Converting an Attic

Filed Under: Do it yourself, Home repair, Remodeling    by: ITC

There are many points to consider before you can safely go ahead and convert your attic to living space. The first thing to do is to check the inside and the floor below to get some idea as to whether a conversion is possible or not.

The method of construction of the roof can present its own problems and some types do not lend themselves to conversion at all. Really heavy vertical posts supporting the ridge, with heavy cross-pieces below and diagonal struts, cannot be removed and they may be spaced too closely to allow rooms in between. Some modern houses have roofs made of prefabricated lightweight trussed rafters with no ridge bar at all, and these cannot be altered either.

In assessing space the problems arise because what you will be trying to do is to create a roughly rectangular shape within a triangular one. An attic has a vast floor area – equal to the area of the floor below – but because the roof slopes inwards the amount of floor area which is of any real use can be quite small.

The design of the roof also has an effect on the space available without making structural modifications to it. For a roof of any given size, a gable-ended design will have more immediately usable space than one with a gable at one end and a hip at the other. A roof with both ends hipped will offer even less room. This situation can be considerably improved by the addition of dormers but you need to decide whether the work involved will be worthwhile.

The pitch of the roof also has an effect; a low shallow pitched roof offers less space than a tall steeply-pitched one because of the need for a reasonable headroom over most of the floor. The Building Code usually stipulates a minimum headroom, but this only applies to a percentage of the floor area, so the rest of the floor area can have a lower headroom. This allows you to push the outer walls of the rooms out into the eaves to increase the size.

Having the space available either as the roof stands or with the addition of dormers is one thing, but you must fit a proper staircase to the attic — so work out roughly where you could install it.

Ideally, the new flight of stairs should be fitted over the existing stairwell, but to do this you may have to break through the wall of an adjoining room with a consequent loss of space in that room. In this situation you would want to be sure that the space lost at the foot of the stairs would be regained together with a lot more space in the attic.

You should also take into account where the staircase will break through the ceiling into the attic. It will need quite a large opening and should not interfere with essential roof supports, chimneys, cisterns and pipe work. You must have ample headroom at the base of the stairs, on the stairs and at the top of the stairs, although the latter can often be provided by building out a dormer to the eaves.

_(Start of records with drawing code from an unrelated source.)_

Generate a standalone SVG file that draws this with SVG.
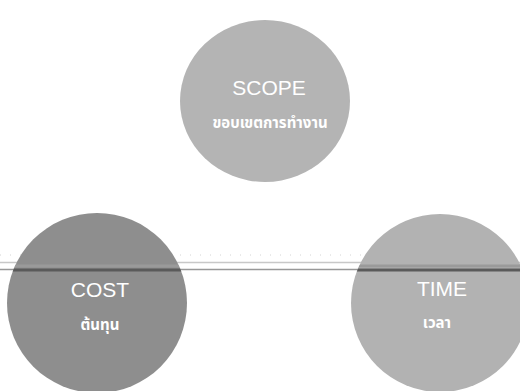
<svg xmlns="http://www.w3.org/2000/svg" width="520" height="391" viewBox="0 0 520 391">
  <style>
    .title { font-family: "Liberation Sans", "Noto Sans Thai", "Noto Sans", sans-serif; font-size: 21px; fill: #ffffff; text-anchor: middle; }
    .sub { font-family: "Liberation Sans", "Noto Sans Thai", "Noto Sans", sans-serif; font-size: 15px; font-weight: bold; fill: #ffffff; text-anchor: middle; }
  </style>
  <defs>
    <clipPath id="lowerCircles">
      <circle cx="97" cy="303" r="90"/>
      <circle cx="440" cy="303" r="89"/>
    </clipPath>
  </defs>
  <rect width="520" height="391" fill="#ffffff"/>

  <!-- horizontal rules running across the page -->
  <g id="connectors">
    <line x1="0" y1="255" x2="520" y2="255" stroke="#d4d4d4" stroke-width="1" stroke-dasharray="1 9"/>
    <line x1="0" y1="262.5" x2="520" y2="262.5" stroke="#c8c8c8" stroke-width="1.5"/>
    <line x1="0" y1="269.5" x2="520" y2="269.5" stroke="#989898" stroke-width="1.5"/>
  </g>

  <g id="scope">
    <ellipse cx="265" cy="101" rx="85" ry="81" fill="#b4b4b4"/>
    <text class="title" x="269" y="95">SCOPE</text>
    <text class="sub" x="270" y="128">ขอบเขตการทำงาน</text>
  </g>

  <g id="cost">
    <circle cx="97" cy="303" r="90" fill="#8e8e8e"/>
    <text class="title" x="100" y="297">COST</text>
    <text class="sub" x="100" y="330">ต้นทุน</text>
  </g>

  <g id="time">
    <circle cx="440" cy="303" r="89" fill="#b2b2b2"/>
    <text class="title" x="442" y="296">TIME</text>
    <text class="sub" x="437" y="328">เวลา</text>
  </g>

  <!-- the rule shows darker where it crosses the lower circles -->
  <g id="rule" clip-path="url(#lowerCircles)">
    <line x1="0" y1="266" x2="520" y2="266" stroke="#9a9a9a" stroke-width="3"/>
    <line x1="0" y1="270" x2="520" y2="270" stroke="#5a5a5a" stroke-width="3"/>
  </g>
</svg>
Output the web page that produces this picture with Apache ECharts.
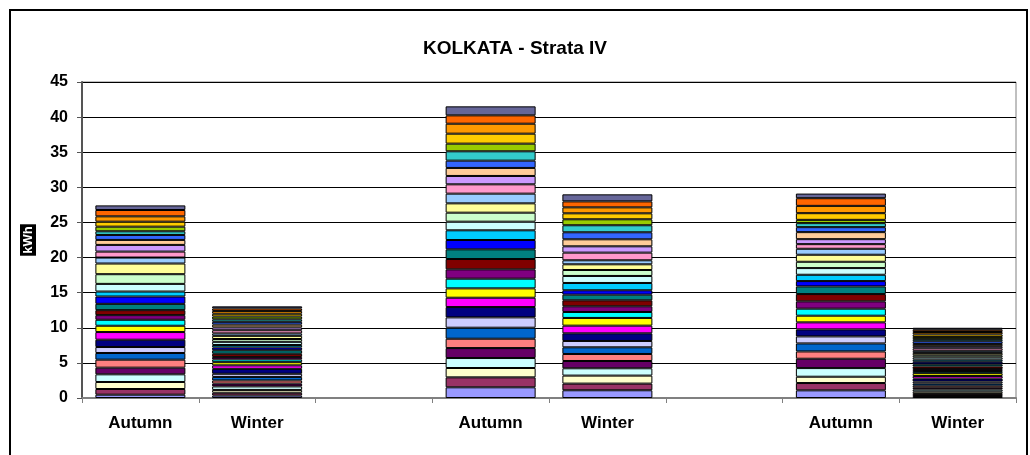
<!DOCTYPE html>
<html>
<head>
<meta charset="utf-8">
<script src="https://cdn.jsdelivr.net/npm/echarts@6/dist/echarts.min.js"></script>
<style>
  html, body { margin: 0; padding: 0; background: #fff; }
  #chart { width: 1030px; height: 455px; }
</style>
</head>
<body>
<div id="chart"></div>
<script>
// Season groups; empty slots separate the three groups
const categories = ['Autumn', 'Winter', '', 'Autumn', 'Winter', '', 'Autumn', 'Winter'];

// Stacked components of each bar, bottom to top (kWh)
const autumnA = [0.47, 0.81, 1.0, 1.09, 0.95, 1.14, 0.95, 0.85, 1.04, 1.09, 0.9, 0.85, 0.66, 0.71, 0.9, 1.04,
                 0.71, 1.09, 1.38, 1.52, 0.85, 0.85, 0.95, 0.71, 0.71, 0.52, 0.66, 0.71, 0.76, 0.9, 0.66];
const winterA = [0.35, 0.4, 0.4, 0.5, 0.4, 0.45, 0.5, 0.45, 0.7, 0.5, 0.45, 0.4, 0.35, 0.45, 0.5, 0.4,
                 0.35, 0.45, 0.4, 0.45, 0.35, 0.45, 0.4, 0.4, 0.4, 0.35, 0.4, 0.4, 0.4, 0.35, 0.3];
const autumnB = [1.52, 1.42, 1.33, 1.42, 1.42, 1.33, 1.57, 1.47, 1.47, 1.33, 1.33, 1.38, 1.33, 1.47, 1.38, 1.33,
                 1.38, 1.23, 1.28, 1.33, 1.38, 1.33, 1.19, 1.14, 1.04, 1.33, 1.09, 1.42, 1.42, 1.19, 1.28];
const winterB = [1.1, 0.95, 1.14, 1.04, 1.04, 1.0, 0.95, 0.9, 1.09, 1.09, 1.1, 0.85, 0.81, 0.85, 0.81, 0.62,
                 1.04, 1.0, 0.85, 0.81, 0.57, 1.09, 0.9, 1.0, 1.0, 1.0, 0.85, 0.85, 0.85, 0.85, 1.0];
const autumnC = [1.09, 1.04, 0.9, 1.23, 1.33, 1.04, 1.14, 1.0, 1.0, 1.0, 0.95, 1.0, 1.04, 1.04, 1.09, 0.76,
                 0.9, 0.95, 0.9, 1.0, 0.85, 0.66, 0.71, 1.0, 0.71, 0.57, 0.47, 0.95, 1.04, 1.09, 0.66];
const winterC = [0.28, 0.3, 0.32, 0.3, 0.26, 0.3, 0.3, 0.28, 0.42, 0.38, 0.4, 0.3, 0.28, 0.36, 0.32, 0.36,
                 0.3, 0.32, 0.3, 0.34, 0.3, 0.36, 0.3, 0.32, 0.38, 0.3, 0.32, 0.36, 0.34, 0.32, 0.28];

// Bars in category order (null = empty slot)
const bars = [autumnA, winterA, null, autumnB, winterB, null, autumnC, winterC];

// Fill colour of each stacked component
const colors = ['#9999FF', '#993366', '#FFFFCC', '#CCFFFF', '#660066', '#FF8080', '#0066CC', '#CCCCFF',
                '#000080', '#FF00FF', '#FFFF00', '#00FFFF', '#800080', '#800000', '#008080', '#0000FF',
                '#00CCFF', '#CCFFFF', '#CCFFCC', '#FFFF99', '#99CCFF', '#FF99CC', '#CC99FF', '#FFCC99',
                '#3366FF', '#33CCCC', '#99CC00', '#FFCC00', '#FF9900', '#FF6600', '#666699'];

const yTicks = { min: 0, max: 45, interval: 5 };

const FONT = "'Liberation Sans', Arial, sans-serif";

const series = colors.map((c, i) => ({
  type: 'bar',
  stack: 'total',
  barWidth: 90,
  data: bars.map(b => (b ? b[i] : '-')),
  itemStyle: { color: c, borderColor: '#000', borderWidth: 1 },
  emphasis: { disabled: true },
  animation: false
}));

const chart = echarts.init(document.getElementById('chart'), null, { renderer: 'canvas' });
chart.setOption({
  backgroundColor: '#fff',
  animation: false,
  title: {
    text: 'KOLKATA - Strata IV',
    left: 'center',
    top: 34,
    textStyle: { fontFamily: FONT, fontSize: 19, fontWeight: 'bold', color: '#000' }
  },
  graphic: [{
    type: 'rect',
    shape: { x: 10, y: 10, width: 1017, height: 470 },
    style: { fill: 'none', stroke: '#000', lineWidth: 2 },
    silent: true
  }],
  grid: {
    left: 82, right: 14, top: 82, bottom: 57,
    show: true, borderColor: '#808080', borderWidth: 1, backgroundColor: '#fff'
  },
  xAxis: {
    type: 'category',
    data: categories,
    axisLine: { lineStyle: { color: '#808080', width: 2 } },
    axisTick: { show: true, length: 5, lineStyle: { color: '#808080' } },
    axisLabel: { fontFamily: FONT, fontSize: 17, fontWeight: 'bold', color: '#000', margin: 17, interval: 0 }
  },
  yAxis: {
    type: 'value',
    min: yTicks.min, max: yTicks.max, interval: yTicks.interval,
    name: 'kWh',
    nameLocation: 'middle',
    nameRotate: 90,
    nameGap: 46,
    nameTextStyle: {
      fontFamily: FONT, fontSize: 13, fontWeight: 'bold', color: '#fff',
      backgroundColor: '#000', padding: [2, 2, 1, 2]
    },
    axisLine: { show: true, lineStyle: { color: '#555', width: 2 } },
    axisTick: { show: true, length: 5, lineStyle: { color: '#555' } },
    axisLabel: { fontFamily: FONT, fontSize: 16, fontWeight: 'bold', color: '#000', margin: 14 },
    splitLine: { lineStyle: { color: '#000', width: 1 } }
  },
  series: series
});
</script>
</body>
</html>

If the house is a two storey building, the conversion of the attic will make it three storeys high and here you may run into another snag, with your local building code. The door that opens to the stairwell of a three-storey building may have to be self-closing and the walls, floors and door frames may need to offer half-to one-hour fire resistance. Often the floors and walls will be built to this standard anyway, but there are still the doors to be taken care of. Local Codes vary so always check with your local Building Codes before planning any building project.